In accordance with an embodiment, the public Internet can be communicatively coupled to the NAT gateway contained in the control plane VCN and contained in the data plane VCN. The service gateway contained in the control plane VCN and contained in the data plane VCN can be communicatively coupled to cloud services.

In accordance with an embodiment, the data plane VCN can be integrated with customer tenancies. This integration can be useful or desirable for customers of the cloud infrastructure provider in cases that may require additional support when executing code. For example, the customer may provide code to run that may be potentially destructive, may communicate with other customer resources, or may otherwise cause undesirable effects.

In accordance with an embodiment, a customer of the cloud infrastructure provider may grant temporary network access to the cloud infrastructure provider and request a function to be attached to the data plane app tier. Code to run the function may be executed in the VMs, and may not be configured to run anywhere else on the data plane VCN. Each VM may be connected to one customer tenancy. Respective containers (1)-(N) contained in the VMs may be configured to run the code. In this case, there can be a dual isolation (e.g., the containers running code, where the containers may be contained in at least the VM that are contained in the untrusted app subnet(s)), which may help prevent incorrect or otherwise undesirable code from damaging the network of the cloud infrastructure provider or from damaging a network of a different customer. The containers may be communicatively coupled to the customer tenancy and may be configured to transmit or receive data from the customer tenancy.

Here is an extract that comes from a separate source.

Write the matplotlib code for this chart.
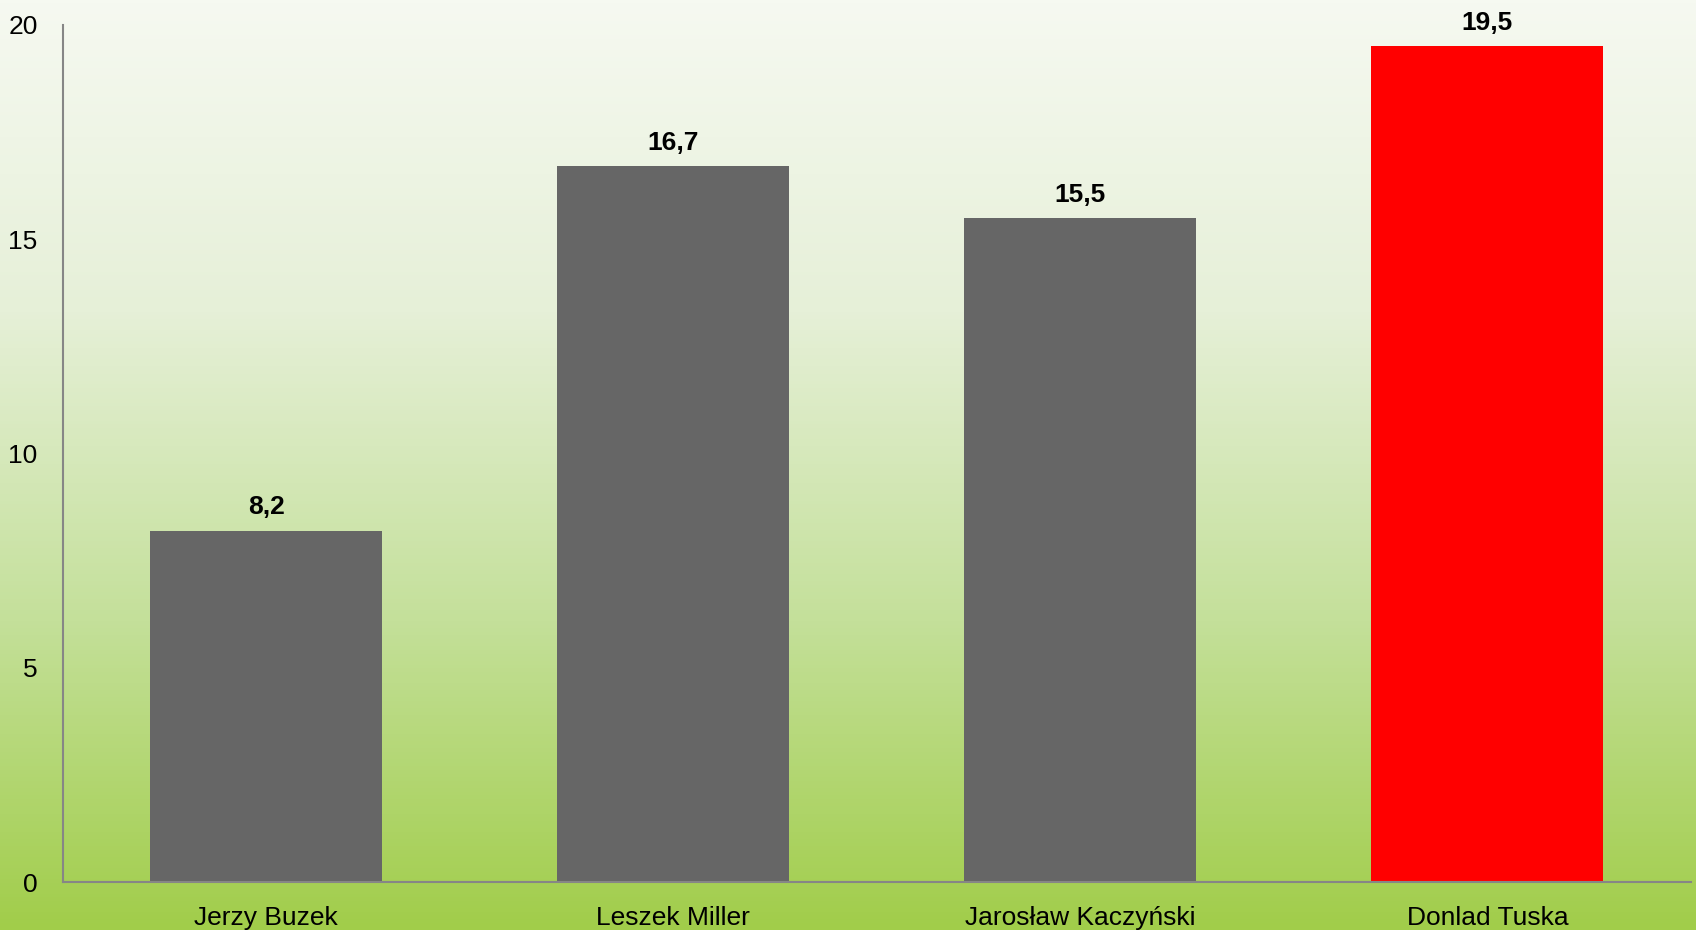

The containers may not be configured to transmit or receive data from any other entity in the data plane VCN. Upon completion of running the code, the cloud infrastructure provider may dispose of the containers.

In accordance with an embodiment, the trusted app subnet(s) may run code that may be owned or operated by the cloud infrastructure provider. In this embodiment, the trusted app subnet(s) may be communicatively coupled to the DB subnet(s) and be configured to execute CRUD operations in the DB subnet(s). The untrusted app subnet(s) may be communicatively coupled to the DB subnet(s), and configured to execute read operations in the DB subnet(s). The containers that can be contained in the VM of each customer and that may run code from the customer may not be communicatively coupled with the DB subnet(s).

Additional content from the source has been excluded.